Third, Lee will have to manage the politics of expectation. South Korean voters often want both lower barriers to homeownership and stable, predictable asset values. They want relief from runaway prices, but not necessarily policies that produce panic or broad losses. That tension exists in the United States, too, where housing is both shelter and wealth. In South Korea, where housing wealth can be even more central to household security, the contradiction is sharper. Any president trying to reshape the market is navigating between public anger at speculation and public fear of disruption.
For now, what Lee has clearly accomplished is to put housing back at the center of the political stage. He has reframed the issue not as a dry matter of market management, but as a dispute over fairness, motivation and the moral boundaries of wealth accumulation. That alone is significant. It signals that the coming battles over Korean housing policy may be fought as much in the language of justice as in the language of economics.
For American readers watching from afar, the specifics of jeonse guarantees or nonresident one-home owners may seem highly local. But the broader story is deeply familiar. In one of the world’s richest democracies, a leader is confronting a public that increasingly doubts whether hard work can keep pace with asset inflation. He is trying to persuade voters that the state can distinguish productive economic life from speculative gain, and that it has both the right and the obligation to intervene when that distinction breaks down.

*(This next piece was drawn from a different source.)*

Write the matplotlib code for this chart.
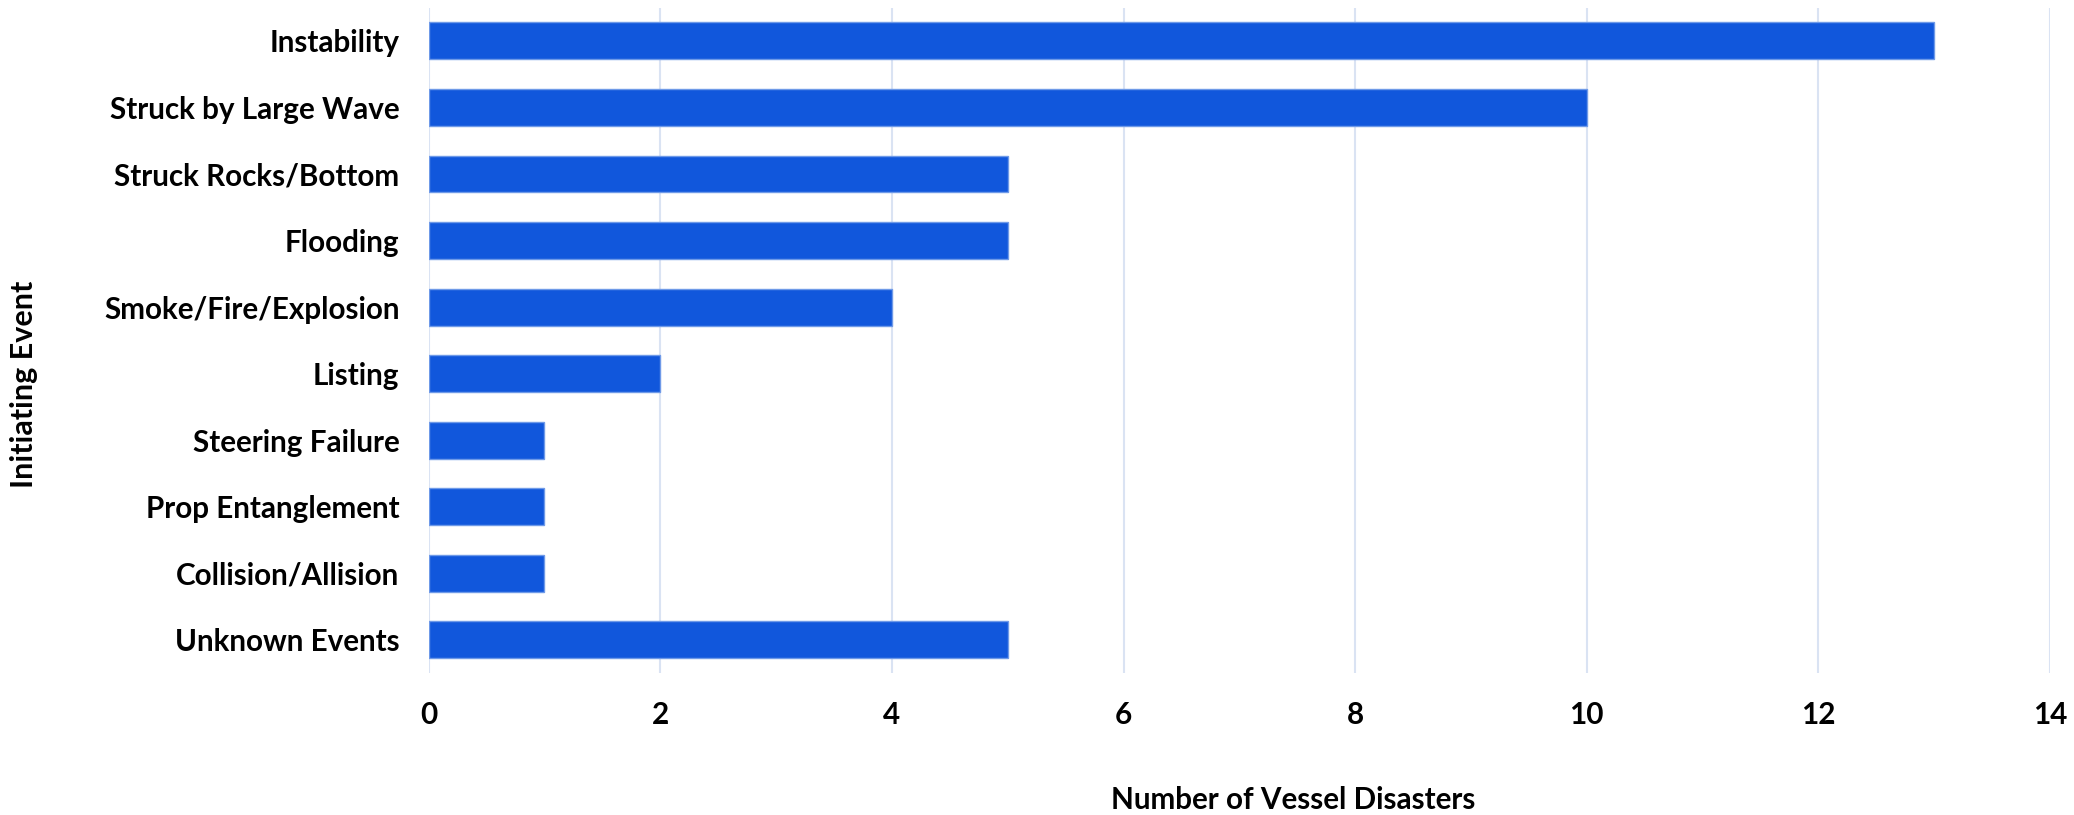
import matplotlib
matplotlib.use('Agg')
import matplotlib.pyplot as plt
import numpy as np

plt.rcParams['font.family'] = ['Lato', 'DejaVu Sans']
plt.rcParams['font.weight'] = 'bold'

events = ['Instability', 'Struck by Large Wave', 'Struck Rocks/Bottom', 'Flooding',
          'Smoke/Fire/Explosion', 'Listing', 'Steering Failure', 'Prop Entanglement',
          'Collision/Allision', 'Unknown Events']
disasters = [13, 10, 5, 5, 4, 2, 1, 1, 1, 5]
x_ticks = [0, 2, 4, 6, 8, 10, 12, 14]

fig = plt.figure(figsize=(20.74, 8.15), dpi=100)
ax = fig.add_axes([0.2067, 0.1742, 0.9884 - 0.2067, 0.9906 - 0.1742])

y = np.arange(len(events))
ax.barh(y, disasters, height=0.556, color='#1157DC', edgecolor='#6F9AE8', linewidth=1.0, zorder=3)

ax.set_ylim(len(events) - 0.5, -0.5)
ax.set_xlim(0, 14)
ax.set_xticks(x_ticks)
ax.set_yticks(y)
ax.set_yticklabels(events)

ax.grid(axis='x', color='#DAE3F3', linewidth=1.5, zorder=0)
ax.grid(axis='y', visible=False)
for s in ax.spines.values():
    s.set_visible(False)

ax.tick_params(axis='both', length=0, labelsize=21.3)
ax.tick_params(axis='y', pad=21)
ax.tick_params(axis='x', pad=20)

ax.set_xlabel('Number of Vessel Disasters', fontsize=21.3, fontweight='bold')
ax.xaxis.set_label_coords(0.533, -0.191)
ax.xaxis.label.set_va('center')
ax.set_ylabel('Initiating Event', fontsize=22, fontweight='bold')
ax.yaxis.set_label_coords(-0.2495, 0.434)
ax.yaxis.label.set_va('center')

fig.savefig('out.png', dpi=100)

That is not just a Korean story. It is a story playing out across advanced economies. What makes South Korea especially worth watching is the intensity with which housing concentrates so many national tensions at once: youth frustration, class inequality, urban concentration, family pressure and political accountability. Lee’s April 12 statement may prove to be only an opening shot. But if it is followed by concrete measures, it could mark the start of a new and consequential front in South Korean politics — one that will test whether strong rhetoric about fairness can survive the messy reality of governing a housing market that has defied easy solutions for years.